(Charts and diagrams as code)
----

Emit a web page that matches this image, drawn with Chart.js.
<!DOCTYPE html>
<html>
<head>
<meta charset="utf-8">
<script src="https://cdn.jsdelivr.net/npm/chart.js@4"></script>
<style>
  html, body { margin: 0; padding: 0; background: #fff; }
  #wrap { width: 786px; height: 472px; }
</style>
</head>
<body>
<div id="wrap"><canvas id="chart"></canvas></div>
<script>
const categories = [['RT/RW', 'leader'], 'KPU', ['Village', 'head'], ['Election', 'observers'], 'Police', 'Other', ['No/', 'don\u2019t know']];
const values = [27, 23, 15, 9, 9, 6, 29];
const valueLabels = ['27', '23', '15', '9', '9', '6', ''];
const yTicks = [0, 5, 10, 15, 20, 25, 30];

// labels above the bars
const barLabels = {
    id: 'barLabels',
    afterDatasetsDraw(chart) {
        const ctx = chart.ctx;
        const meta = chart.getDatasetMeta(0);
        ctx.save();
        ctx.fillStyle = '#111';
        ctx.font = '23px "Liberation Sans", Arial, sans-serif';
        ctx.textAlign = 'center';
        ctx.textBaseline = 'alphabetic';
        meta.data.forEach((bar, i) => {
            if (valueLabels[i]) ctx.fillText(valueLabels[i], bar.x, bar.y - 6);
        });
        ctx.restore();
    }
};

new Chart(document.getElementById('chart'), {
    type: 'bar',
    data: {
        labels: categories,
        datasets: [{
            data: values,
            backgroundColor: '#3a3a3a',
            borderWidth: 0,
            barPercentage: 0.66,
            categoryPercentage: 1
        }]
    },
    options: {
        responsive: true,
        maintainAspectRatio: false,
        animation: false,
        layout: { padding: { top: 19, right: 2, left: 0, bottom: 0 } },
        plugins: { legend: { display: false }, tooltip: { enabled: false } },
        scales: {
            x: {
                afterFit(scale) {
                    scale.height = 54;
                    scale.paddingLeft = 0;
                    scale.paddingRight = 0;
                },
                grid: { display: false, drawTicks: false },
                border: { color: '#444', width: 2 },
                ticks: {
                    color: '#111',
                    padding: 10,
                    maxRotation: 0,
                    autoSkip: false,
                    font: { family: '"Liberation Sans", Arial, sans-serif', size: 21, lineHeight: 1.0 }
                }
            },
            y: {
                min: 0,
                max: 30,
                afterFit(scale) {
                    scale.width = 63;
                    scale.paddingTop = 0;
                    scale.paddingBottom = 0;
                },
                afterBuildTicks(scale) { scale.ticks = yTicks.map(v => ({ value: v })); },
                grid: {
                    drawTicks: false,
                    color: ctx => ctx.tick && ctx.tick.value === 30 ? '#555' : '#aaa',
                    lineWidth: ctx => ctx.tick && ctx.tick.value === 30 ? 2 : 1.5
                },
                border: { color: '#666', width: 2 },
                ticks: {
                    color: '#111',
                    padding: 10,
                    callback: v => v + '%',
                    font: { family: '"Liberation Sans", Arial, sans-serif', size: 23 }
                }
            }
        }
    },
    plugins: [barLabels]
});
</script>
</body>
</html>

----

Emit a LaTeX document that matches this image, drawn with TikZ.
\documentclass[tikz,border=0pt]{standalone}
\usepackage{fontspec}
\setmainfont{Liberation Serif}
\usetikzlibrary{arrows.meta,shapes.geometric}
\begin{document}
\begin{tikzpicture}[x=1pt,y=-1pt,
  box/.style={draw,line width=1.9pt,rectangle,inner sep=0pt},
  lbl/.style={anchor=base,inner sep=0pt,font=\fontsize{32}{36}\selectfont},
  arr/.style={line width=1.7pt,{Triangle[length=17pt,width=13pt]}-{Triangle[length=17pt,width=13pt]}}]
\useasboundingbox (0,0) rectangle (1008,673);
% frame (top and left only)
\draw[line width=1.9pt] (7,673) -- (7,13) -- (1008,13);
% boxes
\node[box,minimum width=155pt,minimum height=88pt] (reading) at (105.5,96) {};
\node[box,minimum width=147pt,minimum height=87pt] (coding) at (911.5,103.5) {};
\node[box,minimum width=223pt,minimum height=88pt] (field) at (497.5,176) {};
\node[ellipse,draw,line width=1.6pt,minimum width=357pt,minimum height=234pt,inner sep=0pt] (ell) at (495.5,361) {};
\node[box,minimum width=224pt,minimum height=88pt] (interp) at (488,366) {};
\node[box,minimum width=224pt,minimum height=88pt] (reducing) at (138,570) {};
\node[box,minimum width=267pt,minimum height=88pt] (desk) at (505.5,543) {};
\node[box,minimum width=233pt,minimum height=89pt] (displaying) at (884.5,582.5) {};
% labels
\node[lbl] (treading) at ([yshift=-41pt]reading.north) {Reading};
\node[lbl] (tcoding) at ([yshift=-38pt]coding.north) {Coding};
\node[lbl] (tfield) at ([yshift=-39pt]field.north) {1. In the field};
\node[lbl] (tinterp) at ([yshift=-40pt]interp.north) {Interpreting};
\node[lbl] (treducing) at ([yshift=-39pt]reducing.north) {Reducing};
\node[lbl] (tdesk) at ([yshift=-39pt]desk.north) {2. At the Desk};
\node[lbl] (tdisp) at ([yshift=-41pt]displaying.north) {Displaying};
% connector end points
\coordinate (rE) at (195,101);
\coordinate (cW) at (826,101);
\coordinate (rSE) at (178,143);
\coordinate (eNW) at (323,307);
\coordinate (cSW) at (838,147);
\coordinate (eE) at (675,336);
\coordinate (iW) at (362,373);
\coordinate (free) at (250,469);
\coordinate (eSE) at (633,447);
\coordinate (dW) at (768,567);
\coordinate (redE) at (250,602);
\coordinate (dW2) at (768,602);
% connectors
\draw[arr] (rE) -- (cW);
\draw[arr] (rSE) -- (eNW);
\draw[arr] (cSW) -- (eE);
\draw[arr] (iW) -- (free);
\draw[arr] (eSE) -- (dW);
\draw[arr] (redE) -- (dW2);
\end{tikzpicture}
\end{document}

----

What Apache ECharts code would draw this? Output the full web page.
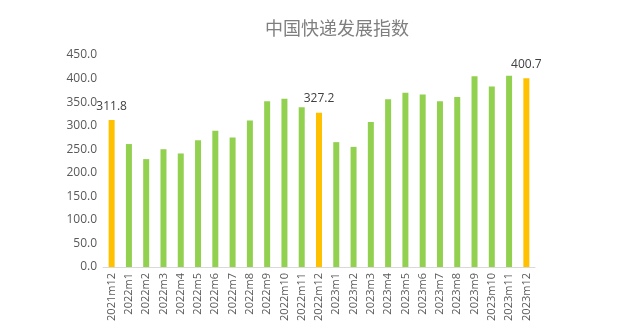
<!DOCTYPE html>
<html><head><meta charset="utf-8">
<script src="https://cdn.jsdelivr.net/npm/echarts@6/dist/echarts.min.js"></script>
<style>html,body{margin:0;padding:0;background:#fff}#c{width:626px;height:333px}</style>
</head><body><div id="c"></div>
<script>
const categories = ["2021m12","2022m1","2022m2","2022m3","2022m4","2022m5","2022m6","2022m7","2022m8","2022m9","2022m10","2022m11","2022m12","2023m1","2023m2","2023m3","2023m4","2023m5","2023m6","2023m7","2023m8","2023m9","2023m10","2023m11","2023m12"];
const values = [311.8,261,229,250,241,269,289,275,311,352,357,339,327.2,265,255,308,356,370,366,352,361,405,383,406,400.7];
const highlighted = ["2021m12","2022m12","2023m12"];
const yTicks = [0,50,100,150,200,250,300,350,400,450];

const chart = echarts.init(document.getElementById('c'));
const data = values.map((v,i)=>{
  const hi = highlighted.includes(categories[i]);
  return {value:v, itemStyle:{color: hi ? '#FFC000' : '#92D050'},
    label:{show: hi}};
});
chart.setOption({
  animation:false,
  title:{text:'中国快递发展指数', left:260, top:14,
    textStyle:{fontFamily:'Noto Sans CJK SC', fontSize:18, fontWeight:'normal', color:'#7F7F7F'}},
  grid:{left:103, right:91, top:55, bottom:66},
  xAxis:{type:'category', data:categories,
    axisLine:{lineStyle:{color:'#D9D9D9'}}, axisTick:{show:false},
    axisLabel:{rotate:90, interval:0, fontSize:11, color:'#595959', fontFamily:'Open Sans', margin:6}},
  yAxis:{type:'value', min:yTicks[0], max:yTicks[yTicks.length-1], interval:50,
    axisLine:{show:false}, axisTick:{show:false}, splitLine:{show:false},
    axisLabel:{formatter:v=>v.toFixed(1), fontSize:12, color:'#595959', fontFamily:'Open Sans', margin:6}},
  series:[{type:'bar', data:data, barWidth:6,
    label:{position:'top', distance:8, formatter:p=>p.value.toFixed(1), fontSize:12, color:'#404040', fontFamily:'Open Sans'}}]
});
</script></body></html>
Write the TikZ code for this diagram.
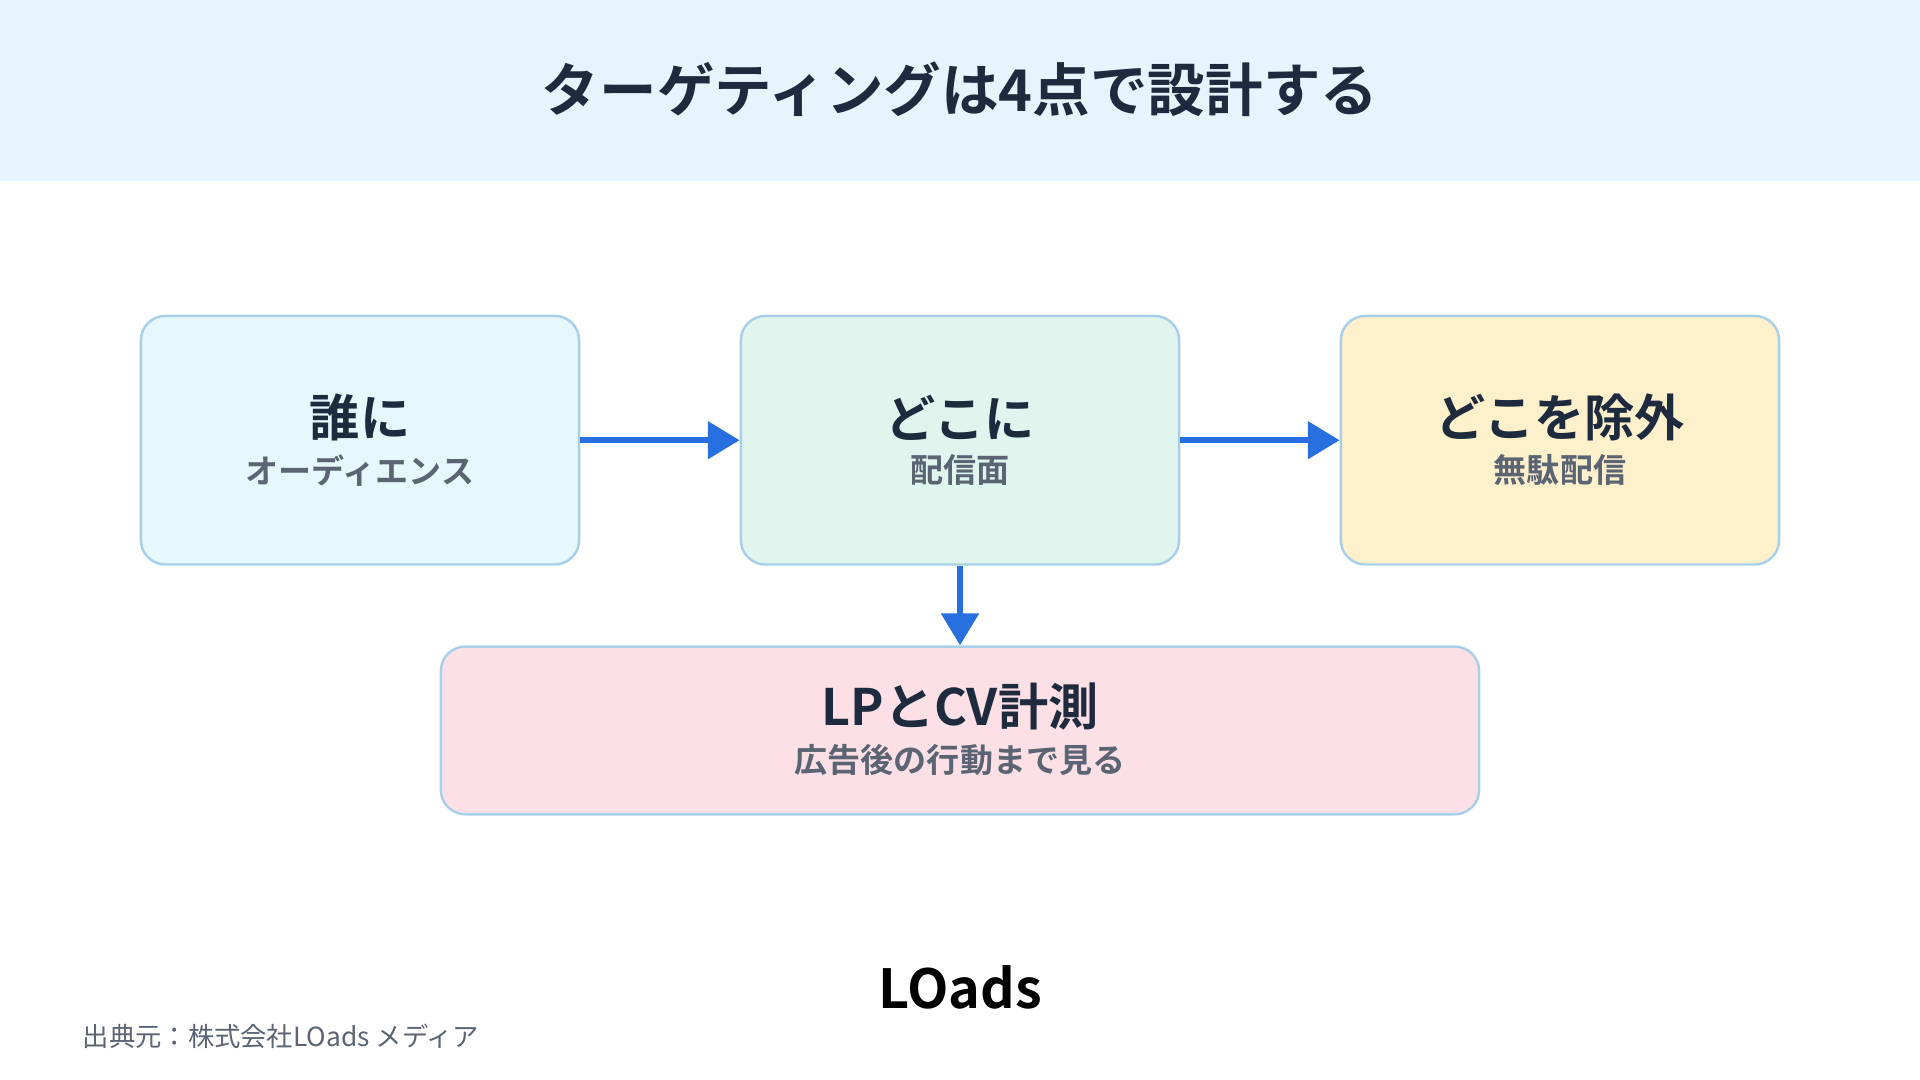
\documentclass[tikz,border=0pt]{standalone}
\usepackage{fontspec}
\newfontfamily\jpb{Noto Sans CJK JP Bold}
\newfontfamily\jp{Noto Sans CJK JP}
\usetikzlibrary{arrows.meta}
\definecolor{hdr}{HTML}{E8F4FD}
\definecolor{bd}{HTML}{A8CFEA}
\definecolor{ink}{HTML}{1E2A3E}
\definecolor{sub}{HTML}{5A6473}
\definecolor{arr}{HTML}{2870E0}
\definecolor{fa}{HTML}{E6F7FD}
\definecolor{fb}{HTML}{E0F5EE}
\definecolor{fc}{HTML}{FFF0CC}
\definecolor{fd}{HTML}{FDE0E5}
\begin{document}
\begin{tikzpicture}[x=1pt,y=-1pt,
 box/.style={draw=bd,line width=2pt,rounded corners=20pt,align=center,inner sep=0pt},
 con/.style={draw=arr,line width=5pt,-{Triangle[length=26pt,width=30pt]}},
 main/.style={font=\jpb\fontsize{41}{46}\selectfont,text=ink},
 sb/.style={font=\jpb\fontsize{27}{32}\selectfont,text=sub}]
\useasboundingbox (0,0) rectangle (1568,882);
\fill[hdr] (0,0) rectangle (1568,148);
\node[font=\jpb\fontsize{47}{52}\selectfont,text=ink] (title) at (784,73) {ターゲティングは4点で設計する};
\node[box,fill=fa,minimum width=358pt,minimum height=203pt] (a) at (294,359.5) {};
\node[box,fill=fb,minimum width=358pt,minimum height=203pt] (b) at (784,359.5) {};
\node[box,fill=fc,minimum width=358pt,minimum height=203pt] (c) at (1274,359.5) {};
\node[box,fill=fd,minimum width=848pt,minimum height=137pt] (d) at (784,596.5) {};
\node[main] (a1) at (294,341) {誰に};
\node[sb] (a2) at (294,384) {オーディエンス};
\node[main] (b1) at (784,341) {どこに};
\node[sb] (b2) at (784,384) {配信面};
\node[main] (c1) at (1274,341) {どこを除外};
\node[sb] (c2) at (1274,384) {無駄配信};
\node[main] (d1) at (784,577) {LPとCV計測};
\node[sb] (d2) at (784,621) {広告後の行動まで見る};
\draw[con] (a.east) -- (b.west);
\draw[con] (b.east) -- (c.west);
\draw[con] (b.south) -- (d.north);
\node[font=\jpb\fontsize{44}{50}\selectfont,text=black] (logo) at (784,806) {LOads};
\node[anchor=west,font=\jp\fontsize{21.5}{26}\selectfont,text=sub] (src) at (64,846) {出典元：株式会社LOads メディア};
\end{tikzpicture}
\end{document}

----

» **TASK**
Reproduce, without alteration, solely the lines beginning at the line that includes "Emit a web page" and ending at the line that includes "const yTicks = [0, 5, 10, 15, 20, 25, 30];", both lines included.

» **SOLUTION FOR THIS PROBLEM**
Emit a web page that matches this image, drawn with Chart.js.
<!DOCTYPE html>
<html>
<head>
<meta charset="utf-8">
<script src="https://cdn.jsdelivr.net/npm/chart.js@4"></script>
<style>
  html, body { margin: 0; padding: 0; background: #fff; }
  #wrap { width: 786px; height: 472px; }
</style>
</head>
<body>
<div id="wrap"><canvas id="chart"></canvas></div>
<script>
const categories = [['RT/RW', 'leader'], 'KPU', ['Village', 'head'], ['Election', 'observers'], 'Police', 'Other', ['No/', 'don\u2019t know']];
const values = [27, 23, 15, 9, 9, 6, 29];
const valueLabels = ['27', '23', '15', '9', '9', '6', ''];
const yTicks = [0, 5, 10, 15, 20, 25, 30];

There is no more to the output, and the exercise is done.